When I was an undergraduate, artificial intelligence seemed to be a discipline long on promise and short on results. (Everthing was about “10 years away”, even 20 years later, it was still “10 years away”.) Therefore, I was pleasantly impressed when IBM’s Watson machine won an episode of the US quiz show Jeopardy in early 2011 against the all-time champions of the show.
David Ferrucci, leader of the Watson artificial intelligence project , has just written an article for the New York Times in which he describes how he pulled together the multidisciplinary research team behind this great achievement. He had to overcome the researchers’ natural inclinations to stick with their own individual projects and to foster an environment in which they collaborated intensively and shared ideas. He won them over with the vision of how they together could achieve something grand that none of them alone would ever manage.
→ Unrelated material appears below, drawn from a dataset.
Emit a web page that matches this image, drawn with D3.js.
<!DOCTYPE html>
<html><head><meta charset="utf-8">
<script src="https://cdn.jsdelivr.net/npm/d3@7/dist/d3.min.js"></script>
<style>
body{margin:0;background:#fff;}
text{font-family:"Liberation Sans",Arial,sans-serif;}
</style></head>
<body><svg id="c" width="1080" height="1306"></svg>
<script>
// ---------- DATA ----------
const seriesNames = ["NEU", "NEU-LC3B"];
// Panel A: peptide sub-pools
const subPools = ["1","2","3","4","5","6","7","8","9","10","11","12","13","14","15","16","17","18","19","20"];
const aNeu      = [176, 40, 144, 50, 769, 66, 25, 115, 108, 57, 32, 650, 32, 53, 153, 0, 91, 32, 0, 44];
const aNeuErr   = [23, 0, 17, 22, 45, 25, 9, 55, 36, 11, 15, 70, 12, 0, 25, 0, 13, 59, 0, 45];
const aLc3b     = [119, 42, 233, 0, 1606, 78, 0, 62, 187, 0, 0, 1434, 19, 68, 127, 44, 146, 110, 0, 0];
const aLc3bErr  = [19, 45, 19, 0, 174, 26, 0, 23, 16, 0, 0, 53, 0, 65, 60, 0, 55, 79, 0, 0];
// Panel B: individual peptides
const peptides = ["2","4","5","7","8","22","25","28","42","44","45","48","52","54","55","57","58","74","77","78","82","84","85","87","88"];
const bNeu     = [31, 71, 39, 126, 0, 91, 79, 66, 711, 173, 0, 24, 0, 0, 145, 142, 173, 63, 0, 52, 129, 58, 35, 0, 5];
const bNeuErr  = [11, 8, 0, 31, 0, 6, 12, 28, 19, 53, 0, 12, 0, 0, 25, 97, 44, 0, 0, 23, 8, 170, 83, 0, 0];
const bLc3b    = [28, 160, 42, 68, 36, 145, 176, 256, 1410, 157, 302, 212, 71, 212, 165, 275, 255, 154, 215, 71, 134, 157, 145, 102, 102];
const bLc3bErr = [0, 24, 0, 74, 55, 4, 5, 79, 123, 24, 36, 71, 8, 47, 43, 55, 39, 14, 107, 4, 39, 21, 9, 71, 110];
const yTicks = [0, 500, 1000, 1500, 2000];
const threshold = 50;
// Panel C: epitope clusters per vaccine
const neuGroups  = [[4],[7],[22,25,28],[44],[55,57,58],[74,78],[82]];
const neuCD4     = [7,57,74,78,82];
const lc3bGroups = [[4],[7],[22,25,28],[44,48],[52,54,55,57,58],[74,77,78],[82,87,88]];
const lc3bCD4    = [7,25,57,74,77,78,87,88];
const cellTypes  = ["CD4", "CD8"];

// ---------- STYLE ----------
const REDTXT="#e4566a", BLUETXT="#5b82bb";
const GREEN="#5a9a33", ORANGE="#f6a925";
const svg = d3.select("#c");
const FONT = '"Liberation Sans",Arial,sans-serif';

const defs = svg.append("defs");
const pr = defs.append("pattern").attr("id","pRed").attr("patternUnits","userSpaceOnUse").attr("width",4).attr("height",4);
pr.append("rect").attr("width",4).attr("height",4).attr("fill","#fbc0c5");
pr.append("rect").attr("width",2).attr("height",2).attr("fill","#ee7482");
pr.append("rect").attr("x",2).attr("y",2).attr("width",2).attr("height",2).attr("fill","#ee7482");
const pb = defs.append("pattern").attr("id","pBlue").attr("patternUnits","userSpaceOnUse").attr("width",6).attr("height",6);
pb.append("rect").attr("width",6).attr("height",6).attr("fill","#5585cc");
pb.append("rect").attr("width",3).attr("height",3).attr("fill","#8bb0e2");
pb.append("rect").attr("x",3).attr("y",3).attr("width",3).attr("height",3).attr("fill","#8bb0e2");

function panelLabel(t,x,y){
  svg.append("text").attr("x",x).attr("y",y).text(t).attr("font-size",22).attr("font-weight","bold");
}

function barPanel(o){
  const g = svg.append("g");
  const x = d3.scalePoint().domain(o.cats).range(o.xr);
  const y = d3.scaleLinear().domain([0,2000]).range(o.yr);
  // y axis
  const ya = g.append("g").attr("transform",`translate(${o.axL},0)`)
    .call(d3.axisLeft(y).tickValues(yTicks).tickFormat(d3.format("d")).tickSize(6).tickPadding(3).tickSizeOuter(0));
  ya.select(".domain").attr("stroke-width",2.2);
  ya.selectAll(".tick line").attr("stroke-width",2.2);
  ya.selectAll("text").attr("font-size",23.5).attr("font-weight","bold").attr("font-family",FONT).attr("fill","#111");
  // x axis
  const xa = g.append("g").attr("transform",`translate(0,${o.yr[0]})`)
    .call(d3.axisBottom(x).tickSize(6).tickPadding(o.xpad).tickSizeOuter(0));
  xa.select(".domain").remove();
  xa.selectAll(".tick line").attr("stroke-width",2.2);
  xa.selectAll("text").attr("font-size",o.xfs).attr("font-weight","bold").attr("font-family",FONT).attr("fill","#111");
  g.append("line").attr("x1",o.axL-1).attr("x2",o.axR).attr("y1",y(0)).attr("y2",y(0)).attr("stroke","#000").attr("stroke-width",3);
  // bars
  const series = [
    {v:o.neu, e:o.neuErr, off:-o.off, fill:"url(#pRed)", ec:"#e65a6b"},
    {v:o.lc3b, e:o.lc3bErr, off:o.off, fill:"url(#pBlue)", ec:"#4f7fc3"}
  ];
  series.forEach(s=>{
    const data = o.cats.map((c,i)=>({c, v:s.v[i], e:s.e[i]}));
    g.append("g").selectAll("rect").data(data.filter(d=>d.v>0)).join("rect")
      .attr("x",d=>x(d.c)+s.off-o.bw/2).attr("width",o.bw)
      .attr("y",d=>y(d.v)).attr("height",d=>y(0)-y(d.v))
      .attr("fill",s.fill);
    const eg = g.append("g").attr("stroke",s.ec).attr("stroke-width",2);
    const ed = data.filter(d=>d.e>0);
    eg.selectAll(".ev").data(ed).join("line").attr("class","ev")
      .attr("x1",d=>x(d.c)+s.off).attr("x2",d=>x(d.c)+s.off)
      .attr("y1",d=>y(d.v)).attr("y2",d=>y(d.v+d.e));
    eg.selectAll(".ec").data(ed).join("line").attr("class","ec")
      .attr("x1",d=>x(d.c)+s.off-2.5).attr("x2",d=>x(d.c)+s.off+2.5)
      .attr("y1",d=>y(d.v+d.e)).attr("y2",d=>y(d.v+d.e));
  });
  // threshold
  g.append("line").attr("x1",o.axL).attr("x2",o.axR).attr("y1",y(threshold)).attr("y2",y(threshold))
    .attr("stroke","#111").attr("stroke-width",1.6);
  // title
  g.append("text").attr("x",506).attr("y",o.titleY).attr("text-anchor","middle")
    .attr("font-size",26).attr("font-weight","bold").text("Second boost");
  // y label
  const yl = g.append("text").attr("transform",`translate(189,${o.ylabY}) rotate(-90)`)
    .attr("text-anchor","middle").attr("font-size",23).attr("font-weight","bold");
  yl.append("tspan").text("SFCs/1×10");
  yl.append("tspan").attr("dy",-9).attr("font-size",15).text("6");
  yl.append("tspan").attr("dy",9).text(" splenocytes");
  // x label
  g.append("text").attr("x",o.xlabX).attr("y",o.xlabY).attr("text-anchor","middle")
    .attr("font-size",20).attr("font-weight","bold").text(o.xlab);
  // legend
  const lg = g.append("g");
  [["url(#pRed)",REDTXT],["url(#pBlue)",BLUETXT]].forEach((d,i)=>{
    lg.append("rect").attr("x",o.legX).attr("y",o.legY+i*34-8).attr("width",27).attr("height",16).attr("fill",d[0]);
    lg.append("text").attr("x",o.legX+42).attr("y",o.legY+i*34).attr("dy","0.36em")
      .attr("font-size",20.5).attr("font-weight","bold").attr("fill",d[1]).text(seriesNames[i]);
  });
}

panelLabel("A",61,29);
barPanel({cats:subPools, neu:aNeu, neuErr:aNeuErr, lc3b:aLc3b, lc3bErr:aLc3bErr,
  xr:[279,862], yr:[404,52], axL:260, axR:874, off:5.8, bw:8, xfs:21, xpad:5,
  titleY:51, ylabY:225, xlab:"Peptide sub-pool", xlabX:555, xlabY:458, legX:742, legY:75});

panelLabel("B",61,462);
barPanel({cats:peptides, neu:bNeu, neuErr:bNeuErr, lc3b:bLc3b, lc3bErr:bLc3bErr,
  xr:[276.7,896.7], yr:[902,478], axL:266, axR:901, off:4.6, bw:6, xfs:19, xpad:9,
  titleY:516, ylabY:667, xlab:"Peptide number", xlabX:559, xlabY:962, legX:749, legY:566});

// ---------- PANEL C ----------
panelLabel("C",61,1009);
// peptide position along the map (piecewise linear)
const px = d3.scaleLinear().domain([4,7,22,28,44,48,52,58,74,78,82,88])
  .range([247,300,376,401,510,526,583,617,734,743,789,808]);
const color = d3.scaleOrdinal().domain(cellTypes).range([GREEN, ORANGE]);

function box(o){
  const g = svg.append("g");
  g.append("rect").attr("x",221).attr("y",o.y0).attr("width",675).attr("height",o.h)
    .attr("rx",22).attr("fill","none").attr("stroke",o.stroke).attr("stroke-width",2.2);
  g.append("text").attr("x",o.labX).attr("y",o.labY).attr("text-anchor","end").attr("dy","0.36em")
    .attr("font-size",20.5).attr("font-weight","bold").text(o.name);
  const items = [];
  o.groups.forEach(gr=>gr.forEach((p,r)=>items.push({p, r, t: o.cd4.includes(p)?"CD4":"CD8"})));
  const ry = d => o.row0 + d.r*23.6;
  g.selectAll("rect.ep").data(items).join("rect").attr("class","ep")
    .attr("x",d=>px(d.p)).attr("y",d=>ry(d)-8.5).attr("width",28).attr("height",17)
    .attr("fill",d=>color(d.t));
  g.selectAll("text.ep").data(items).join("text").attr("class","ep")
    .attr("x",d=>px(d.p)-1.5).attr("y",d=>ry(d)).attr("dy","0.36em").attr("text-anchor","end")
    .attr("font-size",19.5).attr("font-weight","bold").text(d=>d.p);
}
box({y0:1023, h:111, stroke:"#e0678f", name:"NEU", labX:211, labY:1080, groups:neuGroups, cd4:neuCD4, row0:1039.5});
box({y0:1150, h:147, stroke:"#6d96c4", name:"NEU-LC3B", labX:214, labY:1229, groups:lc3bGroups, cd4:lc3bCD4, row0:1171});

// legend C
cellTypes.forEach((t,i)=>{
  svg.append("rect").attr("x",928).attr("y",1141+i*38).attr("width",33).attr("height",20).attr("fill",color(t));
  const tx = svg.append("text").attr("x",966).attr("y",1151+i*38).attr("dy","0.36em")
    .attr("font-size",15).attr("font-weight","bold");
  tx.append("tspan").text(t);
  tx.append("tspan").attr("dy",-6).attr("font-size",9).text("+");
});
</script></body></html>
He reinforced the team collaboration with what he terms the “war room”, where the researchers from all the different disciplines worked together in the same big office.
The grand result was due to many insignificant breakthroughs, as if each researcher was delivering one tessera for the overall mosaic.
While winning a quiz show is impressive, it’s just a milestone. IBM is already investigating how Watson’s ability to understand language and crunch data can be put to good use to suggest diagnoses and treatment options to doctors. If you would like to know more about this research, visit IBM’s own site about Watson.
Ferrucci has the last word: “In the end, the hero was the team, not any individual member or algorithm.”